Members of the Press

Distinguished Guests

Ladies and Gentlemen

Today is the International Day of Democracy, an important event on the United Nations calendar, which is marked around the world. I am pleased that this Day is being commemorated here, and I thank you for inviting me to this House to engage in a dialogue on the future of Ethiopia. 

Last Thursday I celebrated by fourth Ethiopia New Year in this wonderful country. What is important about New Years is that they are times for reflection, for new beginnings, and for making resolutions to improve how we do things.

This coming year is an important one for Ethiopia. It will see the launch of the successor to the Growth and Transformation Plan, and, pertinent to today’s celebration, it will see national elections in about eight months’ time. Ethiopia will therefore be in the international spotlight, and it should be an occasion to shine brightly on the African stage.

Today’s event is therefore an excellent occasion to discuss Ethiopia’s evolving democratic journey, and in particular the role of the youth in deepening democracy in this country.

I use that word “journey” specifically. If we look at countries North and South, East and West, we know that democracy is not an end point, nor is it a finish line. Democracies are imperfect, and require ongoing commitment from all elements of society, to continue to improve how to make Government, and indeed society as a whole, more inclusive, more accountable, and more responsive to citizens.

The theme of this year’s International Day of Democracy - Engaging Young People on Democracy - highlights the importance of ensuring that young people can meaningfully contribute to and benefit from a country’s development and decisions which affect their lives. This theme is especially relevant here in Ethiopia, where nearly half of the population is under the age of 15.

The future of Ethiopia and indeed all nations depend on the investments made in their youth and younger generations. The foundations of every nation are the education and the quality of character of its youth.

I commend the efforts being made by the Government of Ethiopia to increase youth participation in political processes. Still, challenges persist, especially in the rural areas. These challenges, to be sure, are not peculiar to Ethiopia. Across the world, too many young people remain at the margin of the political, social, and economic mainstream. 
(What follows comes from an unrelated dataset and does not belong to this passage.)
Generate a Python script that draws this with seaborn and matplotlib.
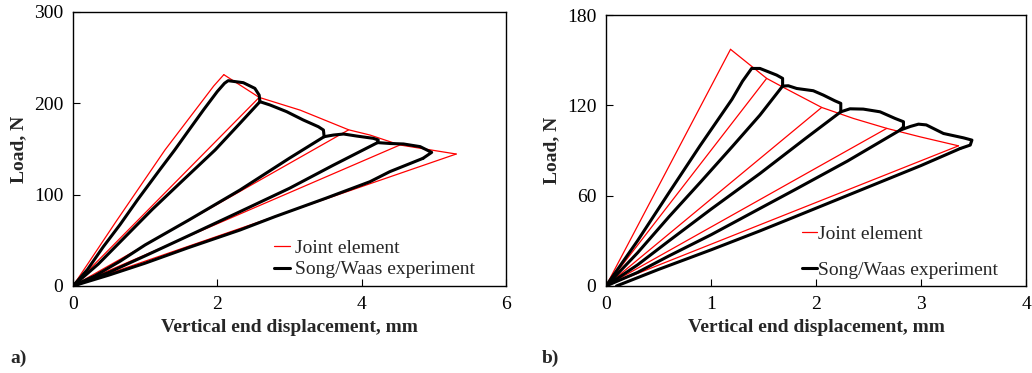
import pandas as pd
import matplotlib
matplotlib.use('Agg')
import matplotlib.pyplot as plt
from matplotlib.lines import Line2D
import seaborn as sns

# ---- panel a) joint element (model) ----
a_red_load_x = [0, 0.6, 1.275, 1.95, 2.09]
a_red_load_y = [0, 71, 149, 219, 231.4]
a_red_soft_x = [2.09, 2.58, 3.15, 3.82, 4.115, 4.53, 5.31]
a_red_soft_y = [231.4, 206.5, 192.5, 171, 165.3, 154.4, 144.5]
a_red_unload_x = [2.58, 3.82, 4.53, 5.31]
a_red_unload_y = [206.5, 171, 154.4, 144.5]

# ---- panel a) Song/Waas experiment, one list per branch ----
a_exp_x = [
    [0, 0.2, 0.42, 0.65, 0.9, 1.2, 1.41, 1.6, 1.81, 2.0, 2.1, 2.15, 2.36, 2.52, 2.58, 2.59],
    [2.59, 2.3, 1.97, 1.5, 1.1, 0.7, 0.35, 0],
    [2.59, 2.73, 2.96, 3.19, 3.40, 3.47, 3.48],
    [3.48, 3.0, 2.314, 1.6, 1.0, 0.65, 0.3, 0],
    [3.48, 3.61, 3.75, 3.93, 4.16, 4.23, 4.22],
    [4.22, 3.6, 3.0, 2.314, 1.6, 1.0, 0.5, 0],
    [4.22, 4.4, 4.58, 4.81, 4.97, 4.85],
    [4.85, 4.39, 4.115, 3.5, 2.8, 2.314, 1.6, 1.0, 0.5, 0],
]
a_exp_y = [
    [0, 18, 43, 67, 95, 127, 149, 170, 193, 213, 222, 224.8, 222.6, 216.4, 209, 201.8],
    [201.8, 177, 149, 114, 84, 52, 24, 0],
    [201.8, 198.2, 190.9, 181.8, 174.4, 170.8, 163.5],
    [163.5, 140, 105.1, 72, 45, 27, 11, 0],
    [163.5, 165.3, 166.4, 164.2, 161.7, 159.9, 157],
    [157, 132, 107, 81.4, 55, 33, 15, 0],
    [157, 156, 155.5, 152.6, 146.3, 139.8],
    [139.8, 125.2, 114.2, 96, 76, 61.3, 42, 25, 12, 0],
]

# ---- panel b) joint element (model) ----
b_red_load_x = [0, 1.186]
b_red_load_y = [0, 157.2]
b_red_soft_x = [1.186, 1.53, 1.69, 2.054, 2.356, 2.674, 2.99, 3.357]
b_red_soft_y = [157.2, 137.9, 131.9, 118.6, 111.3, 104.7, 99.1, 93.1]
b_red_unload_x = [1.53, 2.054, 2.674, 3.357]
b_red_unload_y = [137.9, 118.6, 104.7, 93.1]

# ---- panel b) Song/Waas experiment ----
b_exp_x = [
    [0, 0.3, 0.6, 0.894, 1.2, 1.3, 1.387, 1.466, 1.625, 1.682, 1.682],
    [1.682, 1.466, 1.2, 0.9, 0.6, 0.3, 0],
    [1.682, 1.736, 1.816, 1.974, 2.07, 2.18, 2.236, 2.236],
    [2.236, 1.9, 1.466, 1.0, 0.6, 0.3, 0],
    [2.236, 2.324, 2.45, 2.61, 2.753, 2.833, 2.833, 2.80],
    [2.80, 2.3, 1.8, 1.466, 1.0, 0.6, 0.3, 0],
    [2.80, 2.9, 2.976, 3.05, 3.214, 3.405, 3.485, 3.469, 3.373],
    [3.373, 3.0, 2.4, 1.8, 1.466, 1.0, 0.5, 0.1],
]
b_exp_y = [
    [0, 30, 62, 93, 124, 136, 144.5, 144.5, 140.1, 137.9, 132.8],
    [132.8, 113.5, 92.4, 69, 46, 22, 0],
    [132.8, 133, 131.2, 129.7, 126.8, 123, 121.3, 115.7],
    [115.7, 98, 74.7, 51, 30, 14, 0],
    [115.7, 117.7, 117.5, 115.7, 111.3, 109.1, 105.7, 103.5],
    [103.5, 83, 64, 51.5, 34, 20, 9, 0],
    [103.5, 106, 107.5, 107, 101.3, 98.4, 96.9, 93.6, 91.3],
    [91.3, 80, 63, 46, 36.6, 24, 11, 0],
]

legend_labels = ['Joint element', 'Song/Waas experiment']
FS = 14


def model_frame(load_x, load_y, soft_x, soft_y, un_x, un_y):
    rows = []
    for x, y in zip(load_x, load_y):
        rows.append(('load', x, y))
    for x, y in zip(soft_x, soft_y):
        rows.append(('soft', x, y))
    for i, (x, y) in enumerate(zip(un_x, un_y)):
        rows.append((f'un{i}', 0, 0))
        rows.append((f'un{i}', x, y))
    return pd.DataFrame(rows, columns=['seg', 'x', 'y'])


def exp_frame(xs, ys):
    rows = []
    for i, (sx, sy) in enumerate(zip(xs, ys)):
        for x, y in zip(sx, sy):
            rows.append((i, x, y))
    return pd.DataFrame(rows, columns=['seg', 'x', 'y'])


sns.set_theme(style='ticks')
plt.rcParams['font.family'] = ['Liberation Serif', 'DejaVu Serif']

fig = plt.figure(figsize=(10.32, 3.73), dpi=100)
ax1 = fig.add_axes([73 / 1032, 87 / 373, 433 / 1032, 274 / 373])
ax2 = fig.add_axes([606 / 1032, 87 / 373, 420 / 1032, 271 / 373])


def draw(ax, mdf, edf, xmax, ymax, xstep, ystep):
    sns.lineplot(data=mdf, x='x', y='y', units='seg', estimator=None, sort=False,
                 color='#ff0000', lw=0.9, ax=ax)
    sns.lineplot(data=edf, x='x', y='y', units='seg', estimator=None, sort=False,
                 color='black', lw=2.2, ax=ax, solid_joinstyle='round', solid_capstyle='round')
    ax.set_xlim(0, xmax)
    ax.set_ylim(0, ymax)
    ax.set_xticks(range(0, xmax + 1, xstep))
    ax.set_yticks(range(0, ymax + 1, ystep))
    ax.tick_params(direction='in', length=5, width=0.8, labelsize=FS, pad=7, colors='black')
    for s in ax.spines.values():
        s.set_visible(True)
        s.set_color('black')
        s.set_linewidth(1.0)
    ax.set_xlabel('Vertical end displacement, mm', fontsize=FS, fontweight='bold')
    ax.set_ylabel('Load, N', fontsize=FS, fontweight='bold')


draw(ax1, model_frame(a_red_load_x, a_red_load_y, a_red_soft_x, a_red_soft_y,
                      a_red_unload_x, a_red_unload_y),
     exp_frame(a_exp_x, a_exp_y), 6, 300, 2, 100)
draw(ax2, model_frame(b_red_load_x, b_red_load_y, b_red_soft_x, b_red_soft_y,
                      b_red_unload_x, b_red_unload_y),
     exp_frame(b_exp_x, b_exp_y), 4, 180, 1, 60)

ax1.xaxis.set_label_coords(0.5, -0.12)
ax1.yaxis.set_label_coords(-0.105, 0.5)
ax2.xaxis.set_label_coords(0.5, -0.12)
ax2.yaxis.set_label_coords(-0.108, 0.5)

handles = [Line2D([], [], color='#ff0000', lw=0.9), Line2D([], [], color='black', lw=2.2)]
ax1.legend(handles, legend_labels, loc='lower right', bbox_to_anchor=(0.952, -0.008),
           frameon=False, fontsize=FS, borderpad=0, handlelength=0.8,
           handletextpad=0.3, labelspacing=0.2)
ax2.legend(handles, legend_labels, loc='lower right', bbox_to_anchor=(0.957, -0.011),
           frameon=False, fontsize=FS, borderpad=0, handlelength=0.8,
           handletextpad=0.05, labelspacing=0.95)

fig.text(10 / 1032, 15 / 373, 'a)', fontsize=FS, fontweight='bold', va='center')
fig.text(542 / 1032, 15 / 373, 'b)', fontsize=FS, fontweight='bold', va='center')

fig.savefig('out.png', dpi=100)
Ensuring credible, free and fair elections next year is so important to restore among young people a strong faith in politics; to encourage their participation in elections and a range of political activities in the future; and to inspire young people to be active in civic organizations and volunteerism in their communities.

Excellencies, colleagues, as Ethiopia strives to deepen democratic governance, if we look around the world, we know that there is no single model of democracy, and no single path to success. Democratic transitions are a process. Ethiopia is no exception. And it is important that the transition underway in this country is owned and shaped by Ethiopians.
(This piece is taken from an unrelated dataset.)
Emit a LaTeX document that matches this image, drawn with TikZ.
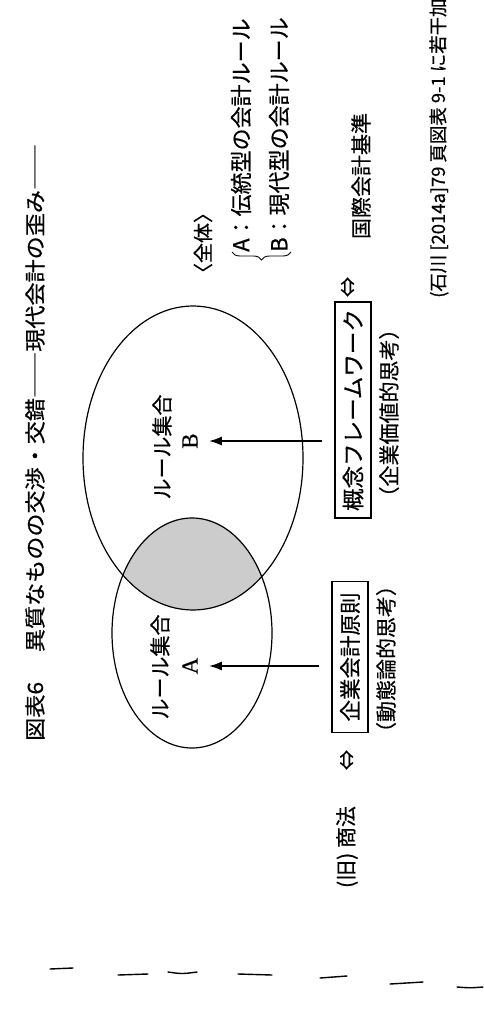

At the same time, we also know that democracies share some important common features – such as regular credible, free and fair elections; equality before the law; the management of diversity; and crucially the values of tolerance and compromise.  At the heart of democracy lies the competition for ideas, and Parliament and parliamentary discourse are crucial in this regard.
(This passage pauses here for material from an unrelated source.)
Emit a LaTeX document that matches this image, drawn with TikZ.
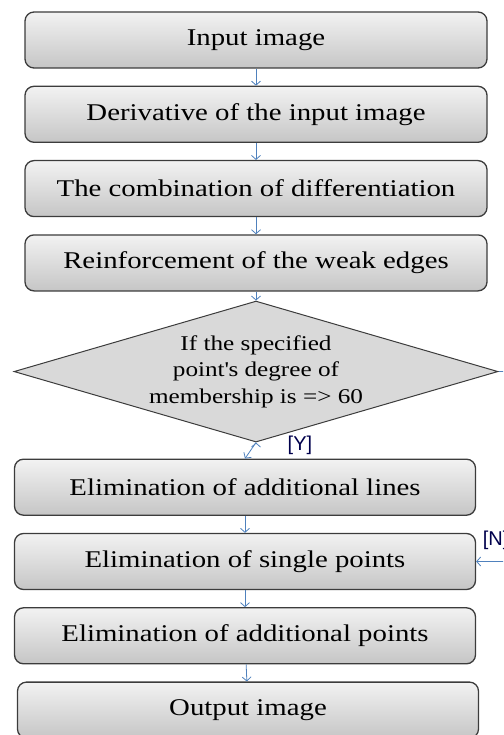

As we look around the world, from long-established democracies to new ones, we see the importance of exchanging ideas, of diversity of views, and robust and healthy political engagement more broadly.  Typically in developing policies or programmes of action, there is no one right or one wrong way to do something, even if it may seem like it to impassioned politicians.  The best policies and programmes are developed in the open through a healthy exchange of opinions and an exploration of different options.  And in this regard, I wish to use this opportunity to congratulate the Government on its consultative approach to the framing of the Growth and Transformation Plan, and its successor that is presently under way.

Excellencies, in UNDP’s continued bid to support the process of democratic consolidation in Ethiopia, today’s event is a timely reminder of our common but differentiated responsibilities to help support the inclusion of Ethiopians in the political process and in decisions which affect their lives.

UNDP, together with the Government and its development partners, is developing a programme of support to help Ethiopia prepare for and conduct next year’s national elections. We are very passionate to see that this programme is successfully implemented because for us at UNDP, we see democracy and good governance not as important ends in themselves. They are also important means to improve and secure development.

After all, good governance is not just about building capable institutions, as important as those are. It’s also about people being empowered to engage with institutions and hold them to account. Governance in this broader sense, based on the rule of law, and principles of inclusion and participation, is so vital to ensure success across all dimensions of development.

As we enter the New Year, let us use today’s event to re-dedicate ourselves to working together to build a bright future for all Ethiopians.

Let us re-dedicate ourselves to ensuring that the impressive development progress we have seen over the last decade – high economic growth coupled with significant human development gains – is sustained and indeed improved over the next decade, so that Ethiopia can achieve its ambition of becoming a middle-income and carbon neutral country.

And above all, let us all re-dedicate ourselves –  Government, the citizenry of this beautiful country, the UN, and international partners - to work together in support of Ethiopia’s democratic journey. Let us work together to support next year’s election to ensure that we have a peaceful and successful elections. Let us work together to engage and politically empower the youth, who represent the future of this country.  On this International Day of Democracy, let us all work together to deepen democratic governance to secure a bright future for this country and all its citizens.